手術が必要となる脊椎の病気は、ほかに頚部椎間板ヘルニア、脊柱管狭窄症、脊椎分離症、脊椎すべり症、脊柱側弯症などいろいろありますが、どれにも低侵襲手術が広がろうとしています。

「除圧」で神経から離し、それから「固定」

脊椎手術の一番のねらいは、腰や手足の痛みやマヒを取るための「除圧術」です。腰痛や背痛、座骨神経痛などは、変形した椎骨や椎間板によって神経(脊髄、神経根、馬尾神経)が圧迫されて起こりますから、神経が通る空間を広げてやるのです。

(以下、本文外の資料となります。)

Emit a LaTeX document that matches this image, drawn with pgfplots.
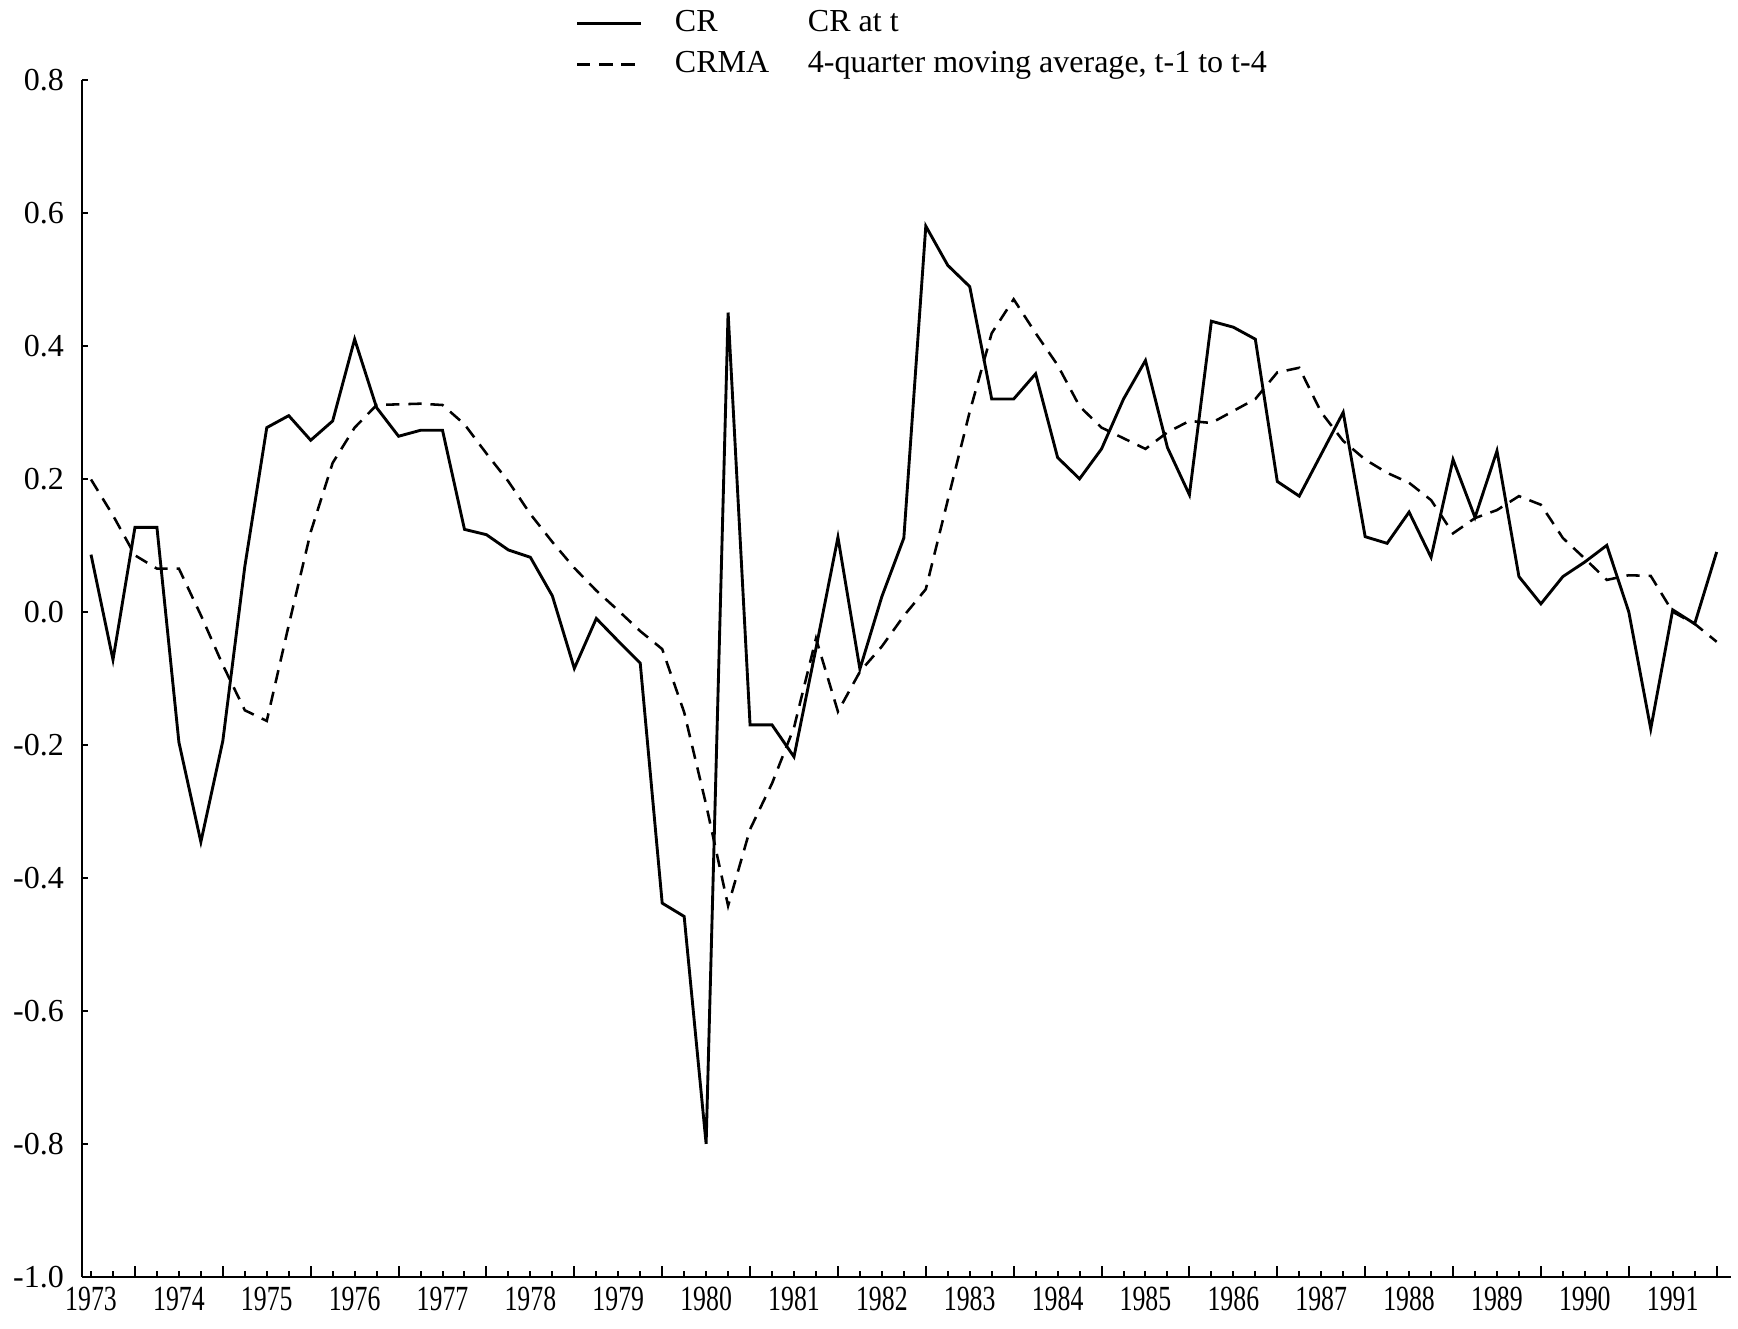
\documentclass[border=0pt]{standalone}
\usepackage{fontspec}
\setmainfont{Liberation Serif}
\usepackage{graphicx}
\usepackage{pgfplots}
\usepackage{pgfplotstable}
\pgfplotsset{compat=1.18}

\pgfplotstableread{
i cr crma
0 0.086 0.199
1 -0.072 0.145
2 0.127 0.085
3 0.127 0.065
4 -0.196 0.065
5 -0.346 -0.005
6 -0.194 -0.080
7 0.068 -0.148
8 0.277 -0.164
9 0.295 -0.020
10 0.258 0.120
11 0.287 0.224
12 0.410 0.277
13 0.307 0.311
14 0.264 0.312
15 0.273 0.313
16 0.273 0.311
17 0.124 0.282
18 0.116 0.238
19 0.093 0.196
20 0.082 0.147
21 0.024 0.105
22 -0.085 0.066
23 -0.010 0.032
24 -0.044 0.002
25 -0.077 -0.029
26 -0.438 -0.056
27 -0.458 -0.151
28 -0.800 -0.290
29 0.450 -0.442
30 -0.170 -0.327
31 -0.170 -0.258
32 -0.218 -0.174
33 -0.055 -0.040
34 0.112 -0.150
35 -0.086 -0.090
36 0.023 -0.052
37 0.111 -0.006
38 0.580 0.034
39 0.521 0.168
40 0.489 0.301
41 0.320 0.419
42 0.320 0.470
43 0.358 0.419
44 0.232 0.371
45 0.200 0.309
46 0.245 0.277
47 0.320 0.261
48 0.378 0.245
49 0.247 0.270
50 0.176 0.287
51 0.437 0.284
52 0.428 0.302
53 0.410 0.320
54 0.196 0.360
55 0.174 0.367
56 0.237 0.300
57 0.300 0.257
58 0.113 0.229
59 0.103 0.209
60 0.150 0.194
61 0.082 0.168
62 0.229 0.118
63 0.142 0.141
64 0.242 0.153
65 0.053 0.174
66 0.012 0.161
67 0.053 0.111
68 0.075 0.080
69 0.100 0.048
70 0.000 0.055
71 -0.176 0.054
72 0.003 0.000
73 -0.018 -0.018
74 0.090 -0.045
}\data

\newcommand{\yr}[1]{\scalebox{0.73}[1]{#1}}

\begin{document}
\begin{tikzpicture}
\begin{axis}[
  at={(0,0)}, anchor=south west,
  scale only axis, width=744bp, height=540bp,
  xmin=-0.41, xmax=74.67, ymin=-1, ymax=0.8,
  axis lines=left,
  axis line style={-, line width=1.1bp},
  tick align=inside,
  xtick style={draw=black, line width=0.9bp},
  ytick style={draw=black, line width=0.9bp},
  major tick length=2.5bp,
  xtick={0,1,...,74},
  xticklabels={\yr{1973},{},{},{},\yr{1974},{},{},{},\yr{1975},{},{},{},\yr{1976},{},{},{},\yr{1977},{},{},{},\yr{1978},{},{},{},\yr{1979},{},{},{},\yr{1980},{},{},{},\yr{1981},{},{},{},\yr{1982},{},{},{},\yr{1983},{},{},{},\yr{1984},{},{},{},\yr{1985},{},{},{},\yr{1986},{},{},{},\yr{1987},{},{},{},\yr{1988},{},{},{},\yr{1989},{},{},{},\yr{1990},{},{},{},\yr{1991},{},{},{}},
  extra x ticks={2,6,...,74},
  extra x tick labels={},
  extra x tick style={major tick length=5bp},
  ytick={-1,-0.8,-0.6,-0.4,-0.2,0,0.2,0.4,0.6,0.8},
  yticklabel style={font=\fontsize{14.5}{17}\selectfont, inner sep=0pt, xshift=-8bp,
    /pgf/number format/fixed, /pgf/number format/fixed zerofill,
    /pgf/number format/precision=1, /pgf/number format/assume math mode=true},
  xticklabel style={font=\fontsize{16}{18}\selectfont, inner sep=0pt, yshift=-4.5bp, anchor=north},
  legend style={at={(0.299,1)}, anchor=south west, draw=none, fill=none,
    font=\fontsize{14.5}{17}\selectfont, inner sep=0pt, row sep=5bp,
    nodes={inner sep=0pt, text height=10.5bp, text depth=3bp},
    /tikz/every odd column/.append style={column sep=14.5bp}},
  legend cell align=left,
  legend image code/.code={\draw[#1] (0bp,0bp) -- (29bp,0bp);},
  clip=false,
]
\addplot[black, line width=1.3bp] table[x=i, y=cr] {\data};
\addlegendentry{\makebox[60bp][l]{CR}CR at t}
\addplot[black, line width=1.15bp, dash pattern=on 6bp off 4bp] table[x=i, y=crma] {\data};
\addlegendentry{\makebox[60bp][l]{CRMA}4-quarter moving average, t-1 to t-4}
\end{axis}
\pgfresetboundingbox
\path[use as bounding box] (-37bp,-23.5bp) rectangle (747bp,576bp);
\end{tikzpicture}
\end{document}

そのため、変形した骨や脱出した椎間板を削ったり、あるいはずれた骨を元に戻したりします。

変形部分を除去したことで脊椎が不安定になり、症状が再発する恐れのある場合は、「固定術」が必要です。取り除いた椎間板の代わりに、自分の骨盤の一部を移植して挟み込むこともあります。不安定な上下の椎骨が固定されれば、背骨の運動に多少の制限が加わりますが、症状の再発は防げます。

固定のために移植した骨が融合するのに数カ月かかります。しかし最近は固着を早める目的で金属製のスクリュー(ねじ)、ロッド(棒)、プレート(板)で締めつける方法が採用されるようになりました。このおかげで手術後の安静期間が短縮され、社会復帰が早まっています。

低侵襲手術の用具や埋め込み材料も輸入

脚の付け根の関節(股関節)が骨折しても、最近は「人工股関節」のおかげで歩ける人が増えていますが、アメリカではもう「人工椎間板」が実用化されています。これが日本に導入されるのに数年かかるだろうといわれます。日本の薬事行政は新しい技術や医療機器、医薬品に厳しく、チェックに年月がかかるのです。低侵襲手術用スクリューなどの導入もアメリカより3年遅れました。

腰椎固定術で椎間の高さを保つための「椎間スペーサー」(左図)についても同様で、海外では7年前から普及しているPEEK(ピーク:ポリエーテルエーテルケトン)を素材とした「ケージ」(かご)がようやく承認されました。これは移植するための骨の被覆材として使われ、上下の椎骨の圧力でつぶれるのを防いで、やがて中に入れた骨が上下の骨とくっつきます。

低侵襲手術を進める用具もアメリカから輸入されていますが、日本の医師の手腕を十分に生かすには、さらに新しい手術用具や埋め込み材料などが使える環境を整えることが重要でしょう。